(Data segment):
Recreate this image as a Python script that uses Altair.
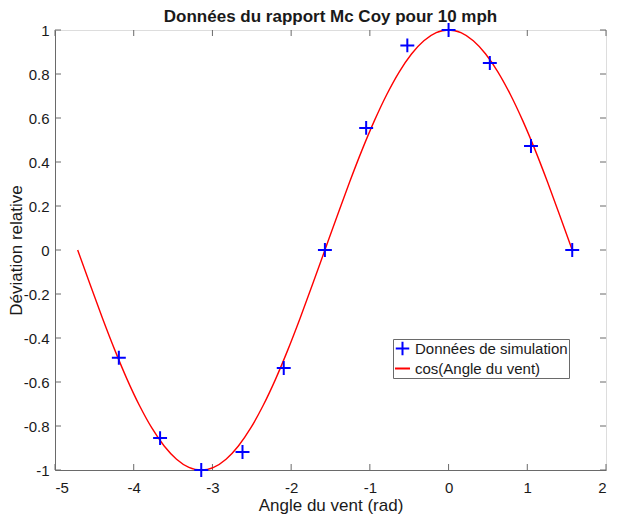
import altair as alt
import pandas as pd

# Courbe cos(Angle du vent)
curve_x = [-4.712, -4.555, -4.398, -4.241, -4.084, -3.927, -3.770, -3.613, -3.456, -3.299,
           -3.142, -2.985, -2.827, -2.670, -2.513, -2.356, -2.199, -2.042, -1.885, -1.728,
           -1.571, -1.414, -1.257, -1.100, -0.942, -0.785, -0.628, -0.471, -0.314, -0.157,
           0.000, 0.157, 0.314, 0.471, 0.628, 0.785, 0.942, 1.100, 1.257, 1.414, 1.571]
curve_y = [0.000, -0.156, -0.309, -0.454, -0.588, -0.707, -0.809, -0.891, -0.951, -0.988,
           -1.000, -0.988, -0.951, -0.891, -0.809, -0.707, -0.588, -0.454, -0.309, -0.156,
           0.000, 0.156, 0.309, 0.454, 0.588, 0.707, 0.809, 0.891, 0.951, 0.988,
           1.000, 0.988, 0.951, 0.891, 0.809, 0.707, 0.588, 0.454, 0.309, 0.156, 0.000]

# Données de simulation
sim_x = [-4.189, -3.665, -3.142, -2.618, -2.094, -1.571, -1.047, -0.524, 0.000, 0.524, 1.047, 1.571]
sim_y = [-0.49, -0.855, -1.0, -0.918, -0.536, 0.0, 0.555, 0.93, 1.0, 0.85, 0.473, 0.0]

x_ticks = [-5, -4, -3, -2, -1, 0, 1, 2]
y_ticks = [-1, -0.8, -0.6, -0.4, -0.2, 0, 0.2, 0.4, 0.6, 0.8, 1]

series_names = ["Données de simulation", "cos(Angle du vent)"]
series_colors = ["#0000ff", "#ff0000"]

title_text = "Données du rapport Mc Coy pour 10 mph"
x_title = "Angle du vent (rad)"
y_title = "Déviation relative"

curve = pd.DataFrame({"x": curve_x, "y": curve_y})
sim = pd.DataFrame({"x": sim_x, "y": sim_y, "series": series_names[0]})
xt = pd.DataFrame({"v": x_ticks})
yt = pd.DataFrame({"v": y_ticks})

W, H = 551, 440
FONT = "Liberation Sans"
AXIS_GRAY = "#6a6a6a"
TEXT = "#1a1a1a"
TICK = 6

xscale = alt.Scale(domain=[-5, 2], nice=False, zero=False)
yscale = alt.Scale(domain=[-1, 1], nice=False, zero=False)
PLUS = "M-0.9,0H0.9M0,-0.9V0.9"

x_axis = alt.Axis(values=x_ticks, title=x_title, grid=False, ticks=False,
                  labelExpr="'' + datum.value", labelPadding=10,
                  titleY=40, titleBaseline="alphabetic",
                  domainColor=AXIS_GRAY, labelColor=TEXT, titleColor=TEXT,
                  labelFontSize=15, titleFontSize=17, titleFontWeight="normal",
                  labelFont=FONT, titleFont=FONT)
y_axis = alt.Axis(values=y_ticks, title=y_title, grid=False, ticks=False,
                  labelExpr="'' + datum.value", labelPadding=6,
                  titleX=-39, titleY=H / 2, titleBaseline="middle", titleAngle=270,
                  domainColor=AXIS_GRAY, labelColor=TEXT, titleColor=TEXT,
                  labelFontSize=15, titleFontSize=17, titleFontWeight="normal",
                  labelFont=FONT, titleFont=FONT)

line = alt.Chart(curve).mark_line(color=series_colors[1], strokeWidth=1.4,
                                  interpolate="monotone", clip=True).encode(
    x=alt.X("x:Q", scale=xscale, axis=x_axis),
    y=alt.Y("y:Q", scale=yscale, axis=y_axis),
)

legend = alt.Legend(orient="none", legendX=338, legendY=309, title=None,
                    strokeColor=AXIS_GRAY, fillColor="white", padding=1,
                    labelFont=FONT, labelFontSize=15, labelColor=TEXT,
                    symbolSize=225, symbolStrokeWidth=2, labelOffset=4,
                    rowPadding=0, cornerRadius=0)

points = alt.Chart(sim).mark_point(filled=False, size=240, strokeWidth=2, opacity=1).encode(
    x=alt.X("x:Q", scale=xscale),
    y=alt.Y("y:Q", scale=yscale),
    color=alt.Color("series:N", scale=alt.Scale(domain=series_names, range=series_colors),
                    legend=legend),
    shape=alt.Shape("series:N", scale=alt.Scale(domain=series_names, range=[PLUS, "stroke"]),
                    legend=legend),
)

tick_style = dict(color=AXIS_GRAY, strokeWidth=1)
bottom_ticks = alt.Chart(xt).mark_rule(**tick_style).encode(
    x=alt.X("v:Q", scale=xscale), y=alt.value(H), y2=alt.value(H - TICK))
top_ticks = alt.Chart(xt).mark_rule(**tick_style).encode(
    x=alt.X("v:Q", scale=xscale), y=alt.value(0), y2=alt.value(TICK))
left_ticks = alt.Chart(yt).mark_rule(**tick_style).encode(
    y=alt.Y("v:Q", scale=yscale), x=alt.value(0), x2=alt.value(TICK))
right_ticks = alt.Chart(yt).mark_rule(**tick_style).encode(
    y=alt.Y("v:Q", scale=yscale), x=alt.value(W), x2=alt.value(W - TICK))

chart = alt.layer(bottom_ticks, top_ticks, left_ticks, right_ticks, line, points).properties(
    width=W, height=H,
    title=alt.Title(title_text, font=FONT, fontSize=17, fontWeight="bold", color=TEXT,
                    offset=5, dy=12, anchor="middle"),
    autosize=alt.AutoSizeParams(type="none"),
    padding={"left": 47, "top": 22, "right": 5, "bottom": 44},
).configure_view(stroke=AXIS_GRAY, strokeWidth=1).configure(background="white")

chart.save("out.html", embed_options={"renderer": "svg", "actions": False})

(Task instructions): Without any pictures, reproduce the lines from the first one in the material through the line that has "import pandas as pd", exactly as they appear.

(Full answer):
Recreate this image as a Python script that uses Altair.
import altair as alt
import pandas as pd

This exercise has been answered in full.